To explain exactly what this means, it may be a bit easier to first explain the concept of "Galilei-invariance" since this is a little simpler mathematically. Here is the Galilei transformation for transforming between coordinates of different inertial reference frames in Newtonian physics:
x'=x - vt
y'=y
z'=z
t'=t
x=x' + vt'
y=y'
z=z'
t=t'
To say a certain physical equation is "Galilei-invariant" just means the form of the equation is unchanged if you make these substitutions. For example, suppose at time t you have a mass m1 at position (x1, y1, z1) and another mass m2 at position (x2, y2, z2) in your reference frame. Then the Newtonian equation for the gravitational force between them would be:
F = Gm1m2/[(x1 - x2)^2 + (y1 - y2)^2 + (z1 - z2)^2]
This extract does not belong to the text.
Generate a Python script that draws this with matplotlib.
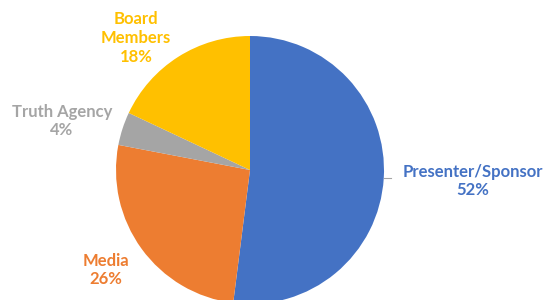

Now, suppose we want to transform into a new coordinate system moving at
velocity v with respect to the first one. In this coordinate system, at
time t' the mass m1 has coordinates (x1', y1', z1') and the mass m2 has
coordinates (x2', y2', z2'). Using the Galilei transformations, we can
figure how the force would look in this new coordinate system, by
substituting in x1 = x1' + vt', x2 = x2' + vt', y1 = y1', y2 = y2', and
so forth. With these substitutions, the above equation becomes:
F = Gm1m2/[(x1' + vt' - (x2' + vt'))^2 + (y1' - y2')^2 + (z1' - z2')^2]
and you can see that this simplifies to:
F = Gm1m2/[(x1' - x2')^2 + (y1' - y2')^2 + (z1' - z2')^2]
In other words, the equation has exactly the same form in both coordinate systems. This is what it means to be "Galilei invariant". More generally, if you have any physical equation which computes some quantity (say, force) as a function of various space and time coordinates, like f(x,y,z,t) [of course it may have more than one of each coordinate, like the x1 and x2 above, and it may be a function of additional variables as well, like m1 and m2 above] then for this equation to be "Galilei invariant", it must satisfy:
f(x'+vt,y',z',t') = f(x',y',z',t')
...for all possible values of v.
From this, it's pretty simple to see what it must mean for a given physical equation to be "Lorentz invariant" as well. Here are the Lorentz transformation equations in three dimensions:
x'=gamma*(x - vt)
y'=y
z'=z
t'=gamma*(t - v*x/c^2)
x=gamma*(x' + v*t')
y=y'
z=z'
t=gamma*(t' + v*x'/c^2)
So, if you have some physical equation f(x,y,z,t), then for it to be "Lorentz-invariant" it just must have the following property:
f(gamma*(x'+v*t'),y',z',gamma*(t'+v*x'/c^2)) = f(x',y',z',t')
...for every v<c.
This is just a mathematical property of a given equation or set of equations, it is simply a matter of calculation to check if the equation satisfies it (the equation for Newtonian gravity would not have this property, so it would not be Lorentz-invariant). Maxwell's laws have this property of Lorentz-invariance, as do all the most fundamental laws currently known (such as the laws of quantum field theory).